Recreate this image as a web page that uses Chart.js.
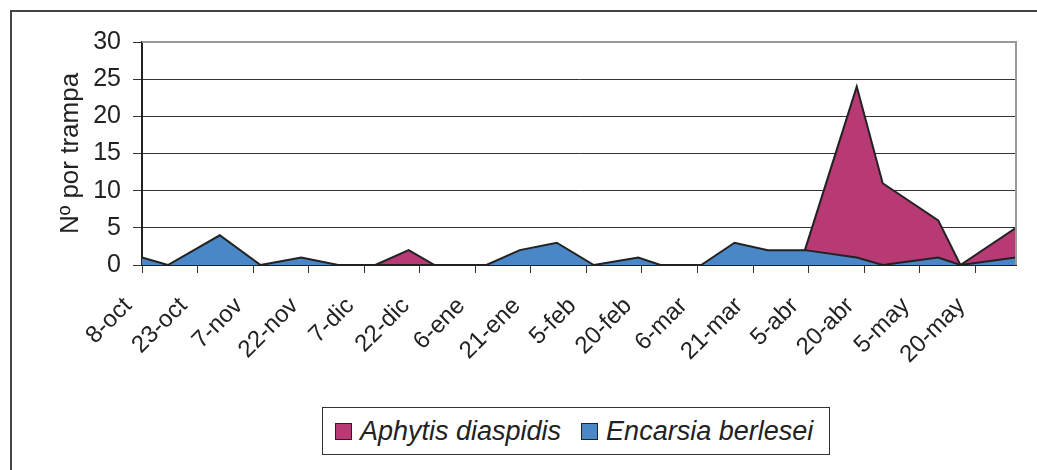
<!DOCTYPE html>
<html>
<head>
<meta charset="utf-8">
<script src="https://cdn.jsdelivr.net/npm/chart.js@4"></script>
<style>
  body { margin: 0; background: #fff; }
  #wrap { position: relative; width: 1037px; height: 470px; overflow: hidden; font-family: "Liberation Sans", Arial, sans-serif; }
  #frame { position: absolute; left: 10px; top: 10px; width: 1100px; height: 500px; border-left: 2px solid #444; border-top: 2px solid #444; }
  canvas { position: absolute; left: 0; top: 0; }
  #legend { position: absolute; left: 322px; top: 407px; width: 506px; height: 46px; border: 1px solid #333; background: #fff;
    display: flex; align-items: center; font-style: italic; font-size: 27px; color: #222; }
  .item { display: flex; align-items: center; margin-left: 12px; margin-right: 8px; }
  .sw { width: 15px; height: 15px; border: 1px solid #222; margin-right: 8px; }
</style>
</head>
<body>
<div id="wrap">
  <div id="frame"></div>
  <canvas id="chart" width="1037" height="470"></canvas>
  <div id="legend"></div>
</div>
<script>
// days since 8-oct for each sample
const sampleDays = [0, 7, 21, 32, 43, 53, 63, 72, 79, 93, 102, 112, 122, 134, 140, 151, 160, 169, 179, 193, 200, 215, 221, 236]
const aphytis = [0, 0, 0, 0, 0, 0, 0, 2, 0, 0, 0, 0, 0, 0, 0, 0, 0, 0, 2, 24, 11, 6, 0, 5]
const encarsia = [1, 0, 4, 0, 1, 0, 0, 0, 0, 0, 2, 3, 0, 1, 0, 0, 3, 2, 2, 1, 0, 1, 0, 1]
const tickLabels = ["8-oct", "23-oct", "7-nov", "22-nov", "7-dic", "22-dic", "6-ene", "21-ene",
  "5-feb", "20-feb", "6-mar", "21-mar", "5-abr", "20-abr", "5-may", "20-may"]
const seriesNames = ["Aphytis diaspidis", "Encarsia berlesei"]
const seriesColors = ["#b83a74", "#4a87c6"]

const toPoints = vals => vals.map((v, i) => ({ x: sampleDays[i], y: v }))

// gray frame on top/right of plot area
const plotFrame = {
  id: "plotFrame",
  afterDraw(chart) {
    const { ctx, chartArea } = chart
    ctx.save()
    ctx.strokeStyle = "#9a9a9a"
    ctx.lineWidth = 2
    ctx.beginPath()
    ctx.moveTo(chartArea.left, chartArea.top)
    ctx.lineTo(chartArea.right, chartArea.top)
    ctx.lineTo(chartArea.right, chartArea.bottom)
    ctx.stroke()
    ctx.restore()
  },
}

const fontFamily = '"Liberation Sans", Arial, sans-serif'

new Chart(document.getElementById("chart"), {
  type: "line",
  data: {
    datasets: [
      {
        label: seriesNames[0],
        data: toPoints(aphytis),
        backgroundColor: seriesColors[0],
        borderColor: "#222",
        borderWidth: 2,
        fill: "origin",
        order: 1,
      },
      {
        label: seriesNames[1],
        data: toPoints(encarsia),
        backgroundColor: seriesColors[1],
        borderColor: "#222",
        borderWidth: 2,
        fill: "origin",
        order: 0,
      },
    ],
  },
  options: {
    responsive: false,
    animation: false,
    elements: { point: { radius: 0 }, line: { tension: 0 } },
    layout: { padding: { left: 55, right: 21, top: 42, bottom: 105 } },
    plugins: { legend: { display: false }, tooltip: { enabled: false } },
    scales: {
      x: {
        type: "linear",
        min: 0,
        max: sampleDays[sampleDays.length - 1],
        afterFit: scale => { scale.height = 100 },
        grid: { display: true, drawOnChartArea: false, color: "#333", tickLength: 8 },
        border: { color: "#222", width: 2 },
        ticks: {
          stepSize: 15,
          includeBounds: false,
          autoSkip: false,
          maxRotation: 45,
          minRotation: 45,
          padding: 19,
          labelOffset: -14,
          color: "#222",
          font: { family: fontFamily, size: 24 },
          callback: value => tickLabels[Math.round(value / 15)],
        },
      },
      y: {
        min: 0,
        max: 30,
        afterFit: scale => { scale.width = 87 },
        grid: { color: "#333", tickLength: 9 },
        border: { color: "#222", width: 2 },
        ticks: {
          stepSize: 5,
          padding: 12,
          color: "#222",
          font: { family: fontFamily, size: 25 },
        },
        title: {
          display: true,
          text: "Nº por trampa",
          color: "#222",
          padding: { top: 0, bottom: 4 },
          font: { family: fontFamily, size: 26 },
        },
      },
    },
  },
  plugins: [plotFrame],
})

const legend = document.getElementById("legend")
seriesNames.forEach((name, i) => {
  const item = document.createElement("div")
  item.className = "item"
  item.innerHTML = `<span class="sw" style="background:${seriesColors[i]}"></span>${name}`
  legend.appendChild(item)
})
</script>
</body>
</html>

(WORK TO COMPLETE) Without including any picture, repeat the data exactly.

(REPLY)
Recreate this image as a web page that uses Chart.js.
<!DOCTYPE html>
<html>
<head>
<meta charset="utf-8">
<script src="https://cdn.jsdelivr.net/npm/chart.js@4"></script>
<style>
  body { margin: 0; background: #fff; }
  #wrap { position: relative; width: 1037px; height: 470px; overflow: hidden; font-family: "Liberation Sans", Arial, sans-serif; }
  #frame { position: absolute; left: 10px; top: 10px; width: 1100px; height: 500px; border-left: 2px solid #444; border-top: 2px solid #444; }
  canvas { position: absolute; left: 0; top: 0; }
  #legend { position: absolute; left: 322px; top: 407px; width: 506px; height: 46px; border: 1px solid #333; background: #fff;
    display: flex; align-items: center; font-style: italic; font-size: 27px; color: #222; }
  .item { display: flex; align-items: center; margin-left: 12px; margin-right: 8px; }
  .sw { width: 15px; height: 15px; border: 1px solid #222; margin-right: 8px; }
</style>
</head>
<body>
<div id="wrap">
  <div id="frame"></div>
  <canvas id="chart" width="1037" height="470"></canvas>
  <div id="legend"></div>
</div>
<script>
// days since 8-oct for each sample
const sampleDays = [0, 7, 21, 32, 43, 53, 63, 72, 79, 93, 102, 112, 122, 134, 140, 151, 160, 169, 179, 193, 200, 215, 221, 236]
const aphytis = [0, 0, 0, 0, 0, 0, 0, 2, 0, 0, 0, 0, 0, 0, 0, 0, 0, 0, 2, 24, 11, 6, 0, 5]
const encarsia = [1, 0, 4, 0, 1, 0, 0, 0, 0, 0, 2, 3, 0, 1, 0, 0, 3, 2, 2, 1, 0, 1, 0, 1]
const tickLabels = ["8-oct", "23-oct", "7-nov", "22-nov", "7-dic", "22-dic", "6-ene", "21-ene",
  "5-feb", "20-feb", "6-mar", "21-mar", "5-abr", "20-abr", "5-may", "20-may"]
const seriesNames = ["Aphytis diaspidis", "Encarsia berlesei"]
const seriesColors = ["#b83a74", "#4a87c6"]

const toPoints = vals => vals.map((v, i) => ({ x: sampleDays[i], y: v }))

// gray frame on top/right of plot area
const plotFrame = {
  id: "plotFrame",
  afterDraw(chart) {
    const { ctx, chartArea } = chart
    ctx.save()
    ctx.strokeStyle = "#9a9a9a"
    ctx.lineWidth = 2
    ctx.beginPath()
    ctx.moveTo(chartArea.left, chartArea.top)
    ctx.lineTo(chartArea.right, chartArea.top)
    ctx.lineTo(chartArea.right, chartArea.bottom)
    ctx.stroke()
    ctx.restore()
  },
}

const fontFamily = '"Liberation Sans", Arial, sans-serif'

new Chart(document.getElementById("chart"), {
  type: "line",
  data: {
    datasets: [
      {
        label: seriesNames[0],
        data: toPoints(aphytis),
        backgroundColor: seriesColors[0],
        borderColor: "#222",
        borderWidth: 2,
        fill: "origin",
        order: 1,
      },
      {
        label: seriesNames[1],
        data: toPoints(encarsia),
        backgroundColor: seriesColors[1],
        borderColor: "#222",
        borderWidth: 2,
        fill: "origin",
        order: 0,
      },
    ],
  },
  options: {
    responsive: false,
    animation: false,
    elements: { point: { radius: 0 }, line: { tension: 0 } },
    layout: { padding: { left: 55, right: 21, top: 42, bottom: 105 } },
    plugins: { legend: { display: false }, tooltip: { enabled: false } },
    scales: {
      x: {
        type: "linear",
        min: 0,
        max: sampleDays[sampleDays.length - 1],
        afterFit: scale => { scale.height = 100 },
        grid: { display: true, drawOnChartArea: false, color: "#333", tickLength: 8 },
        border: { color: "#222", width: 2 },
        ticks: {
          stepSize: 15,
          includeBounds: false,
          autoSkip: false,
          maxRotation: 45,
          minRotation: 45,
          padding: 19,
          labelOffset: -14,
          color: "#222",
          font: { family: fontFamily, size: 24 },
          callback: value => tickLabels[Math.round(value / 15)],
        },
      },
      y: {
        min: 0,
        max: 30,
        afterFit: scale => { scale.width = 87 },
        grid: { color: "#333", tickLength: 9 },
        border: { color: "#222", width: 2 },
        ticks: {
          stepSize: 5,
          padding: 12,
          color: "#222",
          font: { family: fontFamily, size: 25 },
        },
        title: {
          display: true,
          text: "Nº por trampa",
          color: "#222",
          padding: { top: 0, bottom: 4 },
          font: { family: fontFamily, size: 26 },
        },
      },
    },
  },
  plugins: [plotFrame],
})

const legend = document.getElementById("legend")
seriesNames.forEach((name, i) => {
  const item = document.createElement("div")
  item.className = "item"
  item.innerHTML = `<span class="sw" style="background:${seriesColors[i]}"></span>${name}`
  legend.appendChild(item)
})
</script>
</body>
</html>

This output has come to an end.